Is God real? If He is, where he is and why does he allow certain things to happen? Is our current status a result of constant evolving Or a conscious action of an entity granting each individual a choice? I am quite certain that everyone has had the above mentioned questions at some point in their lives.

The book Pandeism: An Anthology edited by Knujon Mapson is one of the few works that could be classified into an intellectual query, or rather a search for one of the fundamental beliefs or belief systems existing in the modern world – Existence of God. Keeping aside what may or may not be my bias for or against such topics, I will give the editor a round of applause for carefully selecting and presenting an interesting collection of essays.

The anthology has been grouped into three sections, The fundamentals of Pandeism, Philosophical implications and Criticism And analysis from other views. The sixteen authors of the essays are by scholars and doctorate holders. These individuals have often, through their pursuit in their field of study, have come into the realm of beliefs and religion. Each of them, in their own way, have tried to provide a logical inference based on their understanding and how they see the supernatural entity or God in other words. The essays themselves are an intellectual search they performed while wondering about the divine, which forms the basic belief. There are four major principles which have been taken as the yardstick, they are: God as the primary cause and the long held beliefs – God being an entity which is omnipresent, omnipotent, and omniscient.

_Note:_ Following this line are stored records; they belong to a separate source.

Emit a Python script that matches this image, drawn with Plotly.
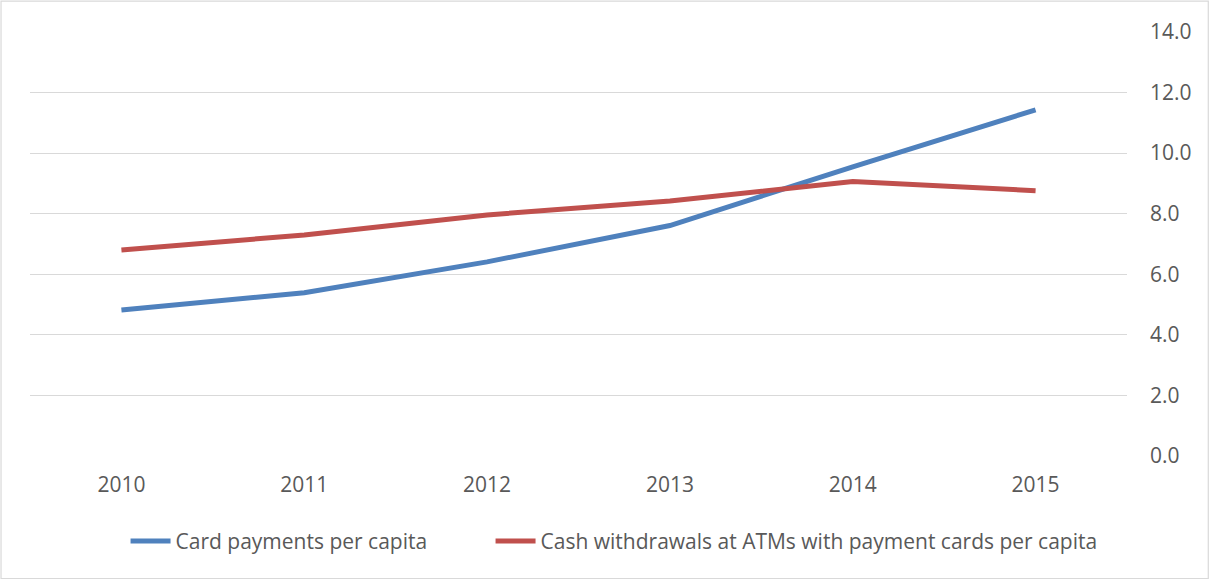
import plotly.graph_objects as go

# Per-capita payment card statistics
years = ["2010", "2011", "2012", "2013", "2014", "2015"]
card_payments = [4.82, 5.39, 6.41, 7.61, 9.55, 11.43]
atm_withdrawals = [6.80, 7.30, 7.96, 8.42, 9.06, 8.76]

series_names = [
    "Card payments per capita",
    "Cash withdrawals at ATMs with payment cards per capita",
]
y_ticks = [0, 2, 4, 6, 8, 10, 12, 14]

FONT = "Open Sans, Lato, DejaVu Sans, sans-serif"
TEXT_COLOR = "#595959"
GRID_COLOR = "#D9D9D9"

fig = go.Figure()
fig.add_trace(go.Scatter(
    x=years, y=card_payments, name=series_names[0], mode="lines",
    line=dict(color="#4F81BD", width=5),
    legendwidth=310,
))
fig.add_trace(go.Scatter(
    x=years, y=atm_withdrawals, name=series_names[1], mode="lines",
    line=dict(color="#C0504D", width=5),
))

fig.update_layout(
    width=1209, height=579,
    margin=dict(l=30, r=82, t=32, b=123),
    paper_bgcolor="white", plot_bgcolor="white",
    font=dict(family=FONT, color=TEXT_COLOR, size=21),
    legend=dict(
        orientation="h", x=0.0871, xanchor="left", y=-0.2015, yanchor="middle",
        font=dict(family=FONT, size=21, color=TEXT_COLOR),
        itemwidth=40, traceorder="normal",
    ),
    xaxis=dict(
        type="category", range=[-0.5, 5.5], showgrid=False, zeroline=False,
        showline=False, ticks="", tickfont=dict(size=21, color=TEXT_COLOR),
        ticklabelstandoff=14,
    ),
    yaxis=dict(
        side="right", range=[0, 14], tickvals=y_ticks, tickformat=".1f",
        showgrid=True, gridcolor=GRID_COLOR, gridwidth=1, zeroline=False,
        showline=False, ticks="", tickfont=dict(size=21, color=TEXT_COLOR),
        ticklabelstandoff=22,
    ),
    shapes=[dict(
        type="rect", xref="paper", yref="paper",
        x0=-0.0264, x1=1.0741, y0=-0.2889, y1=1.0727,
        line=dict(color=GRID_COLOR, width=1.2), fillcolor="rgba(0,0,0,0)",
        layer="below",
    )],
)

fig.write_html("out.html")
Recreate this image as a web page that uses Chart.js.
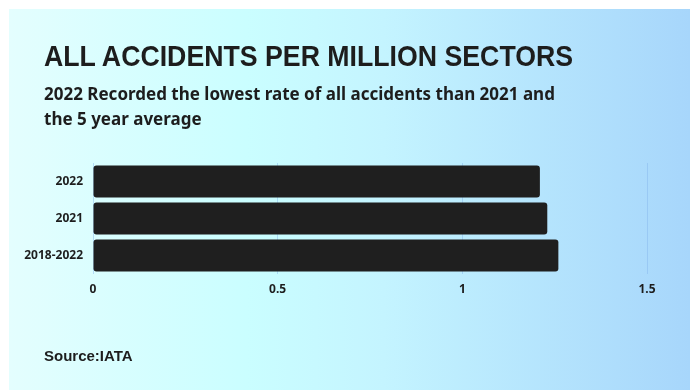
<!DOCTYPE html>
<html>
<head>
<meta charset="utf-8">
<script src="https://cdn.jsdelivr.net/npm/chart.js@4"></script>
<style>
  html, body { margin: 0; padding: 0; background: #fff; }
  body { width: 696px; height: 390px; overflow: hidden; position: relative; }
  #panel {
    position: absolute; left: 9px; top: 9px; width: 681px; height: 381px;
    background: linear-gradient(90deg, #e4fefe 0%, #cafeff 35%, #c4f4ff 55%, #a7d6fb 100%);
  }
  #title {
    position: absolute; left: 35px; top: 30px; margin: 0;
    font-family: "Liberation Sans", Arial, sans-serif; font-weight: 700;
    font-size: 30px; color: #1d1d1d; white-space: nowrap;
    transform: scaleX(0.89); transform-origin: left top;
  }
  #subtitle {
    position: absolute; left: 35px; top: 72px; margin: 0;
    font-family: "Noto Sans", sans-serif; font-weight: 700;
    font-size: 17px; line-height: 25px; color: #1d1d1d;
  }
  #source {
    position: absolute; left: 35px; top: 338px; margin: 0;
    font-family: "Liberation Sans", Arial, sans-serif; font-weight: 700;
    font-size: 15px; color: #1d1d1d;
  }
  #wrap { position: absolute; left: 0; top: 0; width: 681px; height: 381px; }
</style>
</head>
<body>
<div id="panel">
  <div id="wrap"><canvas id="chart"></canvas></div>
  <p id="title">ALL ACCIDENTS PER MILLION SECTORS</p>
  <p id="subtitle">2022 Recorded the lowest rate of all accidents than 2021 and<br>the 5 year average</p>
  <p id="source">Source:IATA</p>
</div>
<script>
const categories = ["2022", "2021", "2018-2022"];
const accidentRates = [1.21, 1.23, 1.26];
const xTicks = [0, 0.5, 1, 1.5];
const xTickLabels = ["0", "0.5", "1", "1.5"];

const elem = document.getElementById("chart").getContext("2d");

const newChart = new Chart(elem, {
    type: "bar",
    data: {
        labels: categories,
        datasets: [{
            data: accidentRates,
            backgroundColor: "#1f1f1f",
            borderRadius: 3,
            borderSkipped: false,
            categoryPercentage: 1,
            barPercentage: 0.86
        }]
    },
    options: {
        indexAxis: "y",
        responsive: true,
        maintainAspectRatio: false,
        animation: false,
        layout: { padding: { top: 154, right: 43, bottom: 92, left: 0 } },
        plugins: {
            legend: { display: false },
            tooltip: { enabled: false }
        },
        scales: {
            x: {
                min: 0,
                max: 1.5,
                afterBuildTicks: (scale) => {
                    scale.ticks = xTicks.map((v) => ({ value: v }));
                },
                afterFit: (scale) => { scale.height = 24; },
                border: { display: false },
                grid: { color: "rgba(130,180,235,0.45)", drawTicks: false },
                ticks: {
                    padding: 8,
                    color: "#1d1d1d",
                    font: { family: "'Noto Sans', sans-serif", size: 12, weight: "bold" },
                    callback: (value, i) => xTickLabels[i]
                }
            },
            y: {
                afterFit: (scale) => { scale.width = 84; },
                border: { display: false },
                grid: { display: false, drawTicks: false },
                ticks: {
                    padding: 10,
                    color: "#1d1d1d",
                    font: { family: "'Noto Sans', sans-serif", size: 12, weight: "bold" }
                }
            }
        }
    }
});
</script>
</body>
</html>
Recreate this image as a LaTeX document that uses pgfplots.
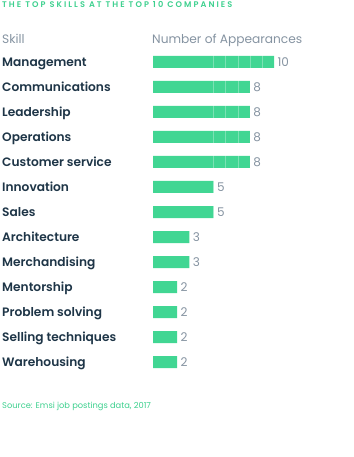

In the middle section, the essays describe the philosophical leanings of the Pandeism. This section also contemplates the drive of living things to live, and of intelligent life to better itself, achieving some remarkable conclusions about the desire of non-omnipotent beings to obtain omnipotence — and of an omnipotent being to destroy itself and begin anew.

The last section describes that Pandeism has drawn both a critical and comparative eye from adherents to other theological models. The above can be seen by the conventional practice in organizing comparative religious literature, seems to be to order pieces so that conventional Western world views are given prominence. This is balanced with the comparative study and analysis of the different world religions such as Hinduism. There are also other views which encompass some nontraditional approaches as well.

This book stimulates the mind to ponder over one of the basic queries. This book is for those who would like to indulge their intellectual faculties. Admittedly, the level of comprehension is higher than a run of the mill book, but still makes for a good read.